- _Work instructions_
Restate each line of the listing exactly, without carrying over any pictures.

- _Collected data_
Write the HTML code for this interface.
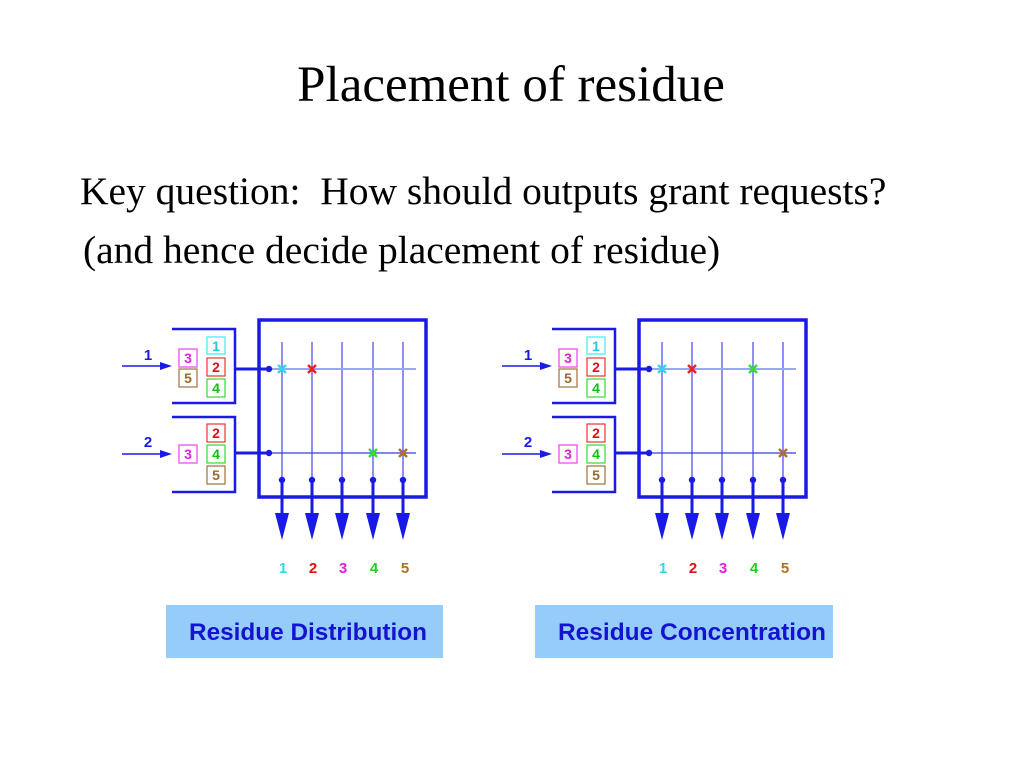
<!DOCTYPE html>
<html><head><style>
body{margin:0;width:1024px;height:768px;background:#fff;overflow:hidden;position:relative}
</style></head><body>
<svg width="1024" height="768" style="position:absolute;left:0;top:0" font-family="Liberation Sans, sans-serif" font-weight="bold">
<text x="511" y="101" font-family="Liberation Serif, serif" font-weight="normal" font-size="51" text-anchor="middle" fill="#000">Placement of residue</text>
<text x="80" y="204" font-family="Liberation Serif, serif" font-weight="normal" font-size="39.5" fill="#000" xml:space="preserve">Key question:  How should outputs grant requests?</text>
<text x="83" y="263" font-family="Liberation Serif, serif" font-weight="normal" font-size="39.5" fill="#000">(and hence decide placement of residue)</text>
<defs>
<g id="base">
  <rect x="259" y="320" width="167" height="177" fill="none" stroke="#1a1ae6" stroke-width="3.5"/>
  <g stroke="#1a1ae6" stroke-width="1.3" opacity="0.75">
    <line x1="282" y1="342" x2="282" y2="515"/><line x1="312" y1="342" x2="312" y2="515"/>
    <line x1="342" y1="342" x2="342" y2="515"/><line x1="373" y1="342" x2="373" y2="515"/>
    <line x1="403" y1="342" x2="403" y2="515"/>
  </g>
  <line x1="269" y1="369" x2="416" y2="369" stroke="#9aa8f0" stroke-width="2"/>
  <line x1="269" y1="453" x2="416" y2="453" stroke="#3b3be8" stroke-width="1.3"/>
  <g stroke="#1a1ae6" stroke-width="3">
    <line x1="235" y1="369" x2="269" y2="369"/><line x1="235" y1="453" x2="269" y2="453"/>
    <line x1="282" y1="480" x2="282" y2="516"/><line x1="312" y1="480" x2="312" y2="516"/>
    <line x1="342" y1="480" x2="342" y2="516"/><line x1="373" y1="480" x2="373" y2="516"/>
    <line x1="403" y1="480" x2="403" y2="516"/>
  </g>
  <g fill="#1a1ae6">
    <circle cx="269" cy="369" r="3.2"/><circle cx="269" cy="453" r="3.2"/>
    <circle cx="282" cy="480" r="3.2"/><circle cx="312" cy="480" r="3.2"/><circle cx="342" cy="480" r="3.2"/><circle cx="373" cy="480" r="3.2"/><circle cx="403" cy="480" r="3.2"/>
    <polygon points="275,513 289,513 282,540"/><polygon points="305,513 319,513 312,540"/><polygon points="335,513 349,513 342,540"/><polygon points="366,513 380,513 373,540"/><polygon points="396,513 410,513 403,540"/>
  </g>
  <polyline points="172,329 235,329 235,403 172,403" fill="none" stroke="#1a1ae6" stroke-width="2.5"/>
  <polyline points="172,417 235,417 235,492 172,492" fill="none" stroke="#1a1ae6" stroke-width="2.5"/>
  <g stroke="#1a1ae6" stroke-width="1.5" fill="#1a1ae6">
    <line x1="122" y1="366" x2="162" y2="366"/><polygon points="160,362 172,366 160,370" stroke="none"/>
    <line x1="122" y1="454" x2="162" y2="454"/><polygon points="160,450 172,454 160,458" stroke="none"/>
  </g>
  <text x="148" y="360" font-size="15" fill="#1a1ae6" text-anchor="middle">1</text>
  <text x="148" y="447" font-size="15" fill="#1a1ae6" text-anchor="middle">2</text>
  <g fill="none" stroke-width="1.2" font-size="14">
    <rect x="179" y="349" width="18" height="18" stroke="#f03cf0"/><text x="188" y="363" fill="#e020e0" stroke="none" text-anchor="middle">3</text>
    <rect x="179" y="369" width="18" height="18" stroke="#a0703a"/><text x="188" y="383" fill="#9a6a30" stroke="none" text-anchor="middle">5</text>
    <rect x="207" y="337" width="18" height="17" stroke="#40e8f0"/><text x="216" y="351" fill="#20c8e0" stroke="none" text-anchor="middle">1</text>
    <rect x="207" y="358" width="18" height="18" stroke="#f03030"/><text x="216" y="372" fill="#e01010" stroke="none" text-anchor="middle">2</text>
    <rect x="207" y="379" width="18" height="18" stroke="#30e030"/><text x="216" y="393" fill="#10c010" stroke="none" text-anchor="middle">4</text>
    <rect x="179" y="445" width="18" height="18" stroke="#f03cf0"/><text x="188" y="459" fill="#e020e0" stroke="none" text-anchor="middle">3</text>
    <rect x="207" y="424" width="18" height="18" stroke="#f03030"/><text x="216" y="438" fill="#e01010" stroke="none" text-anchor="middle">2</text>
    <rect x="207" y="445" width="18" height="18" stroke="#30e030"/><text x="216" y="459" fill="#10c010" stroke="none" text-anchor="middle">4</text>
    <rect x="207" y="466" width="18" height="18" stroke="#a0703a"/><text x="216" y="480" fill="#9a6a30" stroke="none" text-anchor="middle">5</text>
  </g>
  <g font-size="15" text-anchor="middle">
    <text x="283" y="573" fill="#30d8e8">1</text><text x="313" y="573" fill="#e01010">2</text>
    <text x="343" y="573" fill="#e020e0">3</text><text x="374" y="573" fill="#20d020">4</text>
    <text x="405" y="573" fill="#b07020">5</text>
  </g>
</g>
</defs>
<use href="#base"/>
<use href="#base" transform="translate(380,0)"/>
<g stroke-width="2.5">
  <g stroke="#30d8f0"><line x1="278" y1="365" x2="286" y2="373"/><line x1="286" y1="365" x2="278" y2="373"/></g>
  <g stroke="#f02020"><line x1="308" y1="365" x2="316" y2="373"/><line x1="316" y1="365" x2="308" y2="373"/></g>
  <g stroke="#30e030"><line x1="369" y1="449" x2="377" y2="457"/><line x1="377" y1="449" x2="369" y2="457"/></g>
  <g stroke="#b07030"><line x1="399" y1="449" x2="407" y2="457"/><line x1="407" y1="449" x2="399" y2="457"/></g>
  <g stroke="#30d8f0"><line x1="658" y1="365" x2="666" y2="373"/><line x1="666" y1="365" x2="658" y2="373"/></g>
  <g stroke="#f02020"><line x1="688" y1="365" x2="696" y2="373"/><line x1="696" y1="365" x2="688" y2="373"/></g>
  <g stroke="#30e030"><line x1="749" y1="365" x2="757" y2="373"/><line x1="757" y1="365" x2="749" y2="373"/></g>
  <g stroke="#b07030"><line x1="779" y1="449" x2="787" y2="457"/><line x1="787" y1="449" x2="779" y2="457"/></g>
</g>
<rect x="166" y="605" width="277" height="53" fill="#95ccfa"/>
<rect x="535" y="605" width="298" height="53" fill="#95ccfa"/>
<text x="189" y="640" font-size="24" fill="#1414d0" textLength="238" lengthAdjust="spacingAndGlyphs">Residue Distribution</text>
<text x="558" y="640" font-size="24" fill="#1414d0" textLength="268" lengthAdjust="spacingAndGlyphs">Residue Concentration</text>
</svg>
</body></html>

- _Solution to the problem_
Write the HTML code for this interface.
<!DOCTYPE html>
<html><head><style>
body{margin:0;width:1024px;height:768px;background:#fff;overflow:hidden;position:relative}
</style></head><body>
<svg width="1024" height="768" style="position:absolute;left:0;top:0" font-family="Liberation Sans, sans-serif" font-weight="bold">
<text x="511" y="101" font-family="Liberation Serif, serif" font-weight="normal" font-size="51" text-anchor="middle" fill="#000">Placement of residue</text>
<text x="80" y="204" font-family="Liberation Serif, serif" font-weight="normal" font-size="39.5" fill="#000" xml:space="preserve">Key question:  How should outputs grant requests?</text>
<text x="83" y="263" font-family="Liberation Serif, serif" font-weight="normal" font-size="39.5" fill="#000">(and hence decide placement of residue)</text>
<defs>
<g id="base">
  <rect x="259" y="320" width="167" height="177" fill="none" stroke="#1a1ae6" stroke-width="3.5"/>
  <g stroke="#1a1ae6" stroke-width="1.3" opacity="0.75">
    <line x1="282" y1="342" x2="282" y2="515"/><line x1="312" y1="342" x2="312" y2="515"/>
    <line x1="342" y1="342" x2="342" y2="515"/><line x1="373" y1="342" x2="373" y2="515"/>
    <line x1="403" y1="342" x2="403" y2="515"/>
  </g>
  <line x1="269" y1="369" x2="416" y2="369" stroke="#9aa8f0" stroke-width="2"/>
  <line x1="269" y1="453" x2="416" y2="453" stroke="#3b3be8" stroke-width="1.3"/>
  <g stroke="#1a1ae6" stroke-width="3">
    <line x1="235" y1="369" x2="269" y2="369"/><line x1="235" y1="453" x2="269" y2="453"/>
    <line x1="282" y1="480" x2="282" y2="516"/><line x1="312" y1="480" x2="312" y2="516"/>
    <line x1="342" y1="480" x2="342" y2="516"/><line x1="373" y1="480" x2="373" y2="516"/>
    <line x1="403" y1="480" x2="403" y2="516"/>
  </g>
  <g fill="#1a1ae6">
    <circle cx="269" cy="369" r="3.2"/><circle cx="269" cy="453" r="3.2"/>
    <circle cx="282" cy="480" r="3.2"/><circle cx="312" cy="480" r="3.2"/><circle cx="342" cy="480" r="3.2"/><circle cx="373" cy="480" r="3.2"/><circle cx="403" cy="480" r="3.2"/>
    <polygon points="275,513 289,513 282,540"/><polygon points="305,513 319,513 312,540"/><polygon points="335,513 349,513 342,540"/><polygon points="366,513 380,513 373,540"/><polygon points="396,513 410,513 403,540"/>
  </g>
  <polyline points="172,329 235,329 235,403 172,403" fill="none" stroke="#1a1ae6" stroke-width="2.5"/>
  <polyline points="172,417 235,417 235,492 172,492" fill="none" stroke="#1a1ae6" stroke-width="2.5"/>
  <g stroke="#1a1ae6" stroke-width="1.5" fill="#1a1ae6">
    <line x1="122" y1="366" x2="162" y2="366"/><polygon points="160,362 172,366 160,370" stroke="none"/>
    <line x1="122" y1="454" x2="162" y2="454"/><polygon points="160,450 172,454 160,458" stroke="none"/>
  </g>
  <text x="148" y="360" font-size="15" fill="#1a1ae6" text-anchor="middle">1</text>
  <text x="148" y="447" font-size="15" fill="#1a1ae6" text-anchor="middle">2</text>
  <g fill="none" stroke-width="1.2" font-size="14">
    <rect x="179" y="349" width="18" height="18" stroke="#f03cf0"/><text x="188" y="363" fill="#e020e0" stroke="none" text-anchor="middle">3</text>
    <rect x="179" y="369" width="18" height="18" stroke="#a0703a"/><text x="188" y="383" fill="#9a6a30" stroke="none" text-anchor="middle">5</text>
    <rect x="207" y="337" width="18" height="17" stroke="#40e8f0"/><text x="216" y="351" fill="#20c8e0" stroke="none" text-anchor="middle">1</text>
    <rect x="207" y="358" width="18" height="18" stroke="#f03030"/><text x="216" y="372" fill="#e01010" stroke="none" text-anchor="middle">2</text>
    <rect x="207" y="379" width="18" height="18" stroke="#30e030"/><text x="216" y="393" fill="#10c010" stroke="none" text-anchor="middle">4</text>
    <rect x="179" y="445" width="18" height="18" stroke="#f03cf0"/><text x="188" y="459" fill="#e020e0" stroke="none" text-anchor="middle">3</text>
    <rect x="207" y="424" width="18" height="18" stroke="#f03030"/><text x="216" y="438" fill="#e01010" stroke="none" text-anchor="middle">2</text>
    <rect x="207" y="445" width="18" height="18" stroke="#30e030"/><text x="216" y="459" fill="#10c010" stroke="none" text-anchor="middle">4</text>
    <rect x="207" y="466" width="18" height="18" stroke="#a0703a"/><text x="216" y="480" fill="#9a6a30" stroke="none" text-anchor="middle">5</text>
  </g>
  <g font-size="15" text-anchor="middle">
    <text x="283" y="573" fill="#30d8e8">1</text><text x="313" y="573" fill="#e01010">2</text>
    <text x="343" y="573" fill="#e020e0">3</text><text x="374" y="573" fill="#20d020">4</text>
    <text x="405" y="573" fill="#b07020">5</text>
  </g>
</g>
</defs>
<use href="#base"/>
<use href="#base" transform="translate(380,0)"/>
<g stroke-width="2.5">
  <g stroke="#30d8f0"><line x1="278" y1="365" x2="286" y2="373"/><line x1="286" y1="365" x2="278" y2="373"/></g>
  <g stroke="#f02020"><line x1="308" y1="365" x2="316" y2="373"/><line x1="316" y1="365" x2="308" y2="373"/></g>
  <g stroke="#30e030"><line x1="369" y1="449" x2="377" y2="457"/><line x1="377" y1="449" x2="369" y2="457"/></g>
  <g stroke="#b07030"><line x1="399" y1="449" x2="407" y2="457"/><line x1="407" y1="449" x2="399" y2="457"/></g>
  <g stroke="#30d8f0"><line x1="658" y1="365" x2="666" y2="373"/><line x1="666" y1="365" x2="658" y2="373"/></g>
  <g stroke="#f02020"><line x1="688" y1="365" x2="696" y2="373"/><line x1="696" y1="365" x2="688" y2="373"/></g>
  <g stroke="#30e030"><line x1="749" y1="365" x2="757" y2="373"/><line x1="757" y1="365" x2="749" y2="373"/></g>
  <g stroke="#b07030"><line x1="779" y1="449" x2="787" y2="457"/><line x1="787" y1="449" x2="779" y2="457"/></g>
</g>
<rect x="166" y="605" width="277" height="53" fill="#95ccfa"/>
<rect x="535" y="605" width="298" height="53" fill="#95ccfa"/>
<text x="189" y="640" font-size="24" fill="#1414d0" textLength="238" lengthAdjust="spacingAndGlyphs">Residue Distribution</text>
<text x="558" y="640" font-size="24" fill="#1414d0" textLength="268" lengthAdjust="spacingAndGlyphs">Residue Concentration</text>
</svg>
</body></html>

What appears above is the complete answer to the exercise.